Un protecteur des aînés, indépendant des commissaires qui reçoivent les plaintes des usagers, serait-il mieux placé pour protéger les personnes les plus vulnérables ? Un protecteur des aînés ayant pour mandat de s’attarder au seul secteur des soins et services rendrait-il mieux service à la population vieillissante ? Faut-il se doter d’une autre structure, parallèle au Protecteur du citoyen pour protéger une partie grandissante de la population ? À quand une politique globale sur le bien vieillir ?

Une partie de la réponse se trouve dans le projet de loi no 18, adopté en juin 2020. Il prévoit une réforme complète de la représentation légale des personnes. Il propose une révision approfondie des régimes de protection et l’octroi du pouvoir de désigner à l’avance une personne habilitée à représenter une personne en situation de vulnérabilité, sous réserve d’approbation.

Nous verrons en 2021 en quoi consiste cette réforme dont la réalisation est prévue pour 2022… D’ici là, portez-vous bien, veillez sur les proches aidants, les personnes aînées et les personnes en situation de vulnérabilité de votre entourage, et bonne saison des Fêtes où que vous soyez!

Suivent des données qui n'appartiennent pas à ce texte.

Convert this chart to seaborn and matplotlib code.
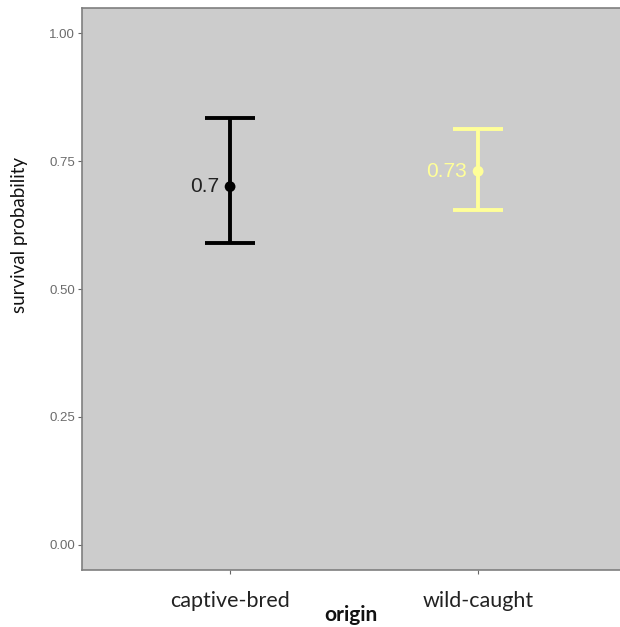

[1] Après consultation en commission parlementaire suite au dépôt de 112 mémoires : https://www.quebec.ca/famille-et-soutien-aux-personnes/aide-et-soutien/maltraitance-aines/loi-visant-a-lutter-contre-la-maltraitance-envers-les-aines-et-toute-autre-personne-majeure-en-situation-de-vulnerabilite/

[2] Les situations de maltraitance envers les aînés ou une personne majeure en situation de vulnérabilité en dehors du réseau de la santé peuvent toujours être signalées à la police, à la Commission des droits de la personne et des droits de la jeunesse, ou encore au Curateur public du Québec.

[3] Le commissaire local aux plaintes et à la qualité des services a pour mandat de recevoir et d’examiner les plaintes des usagers des services. Il répond à ces plaintes ce qui permet de revoir les pratiques et les politiques dans le but d’améliorer la qualité des services. Le commissaire peut recevoir une plainte verbale ou écrite.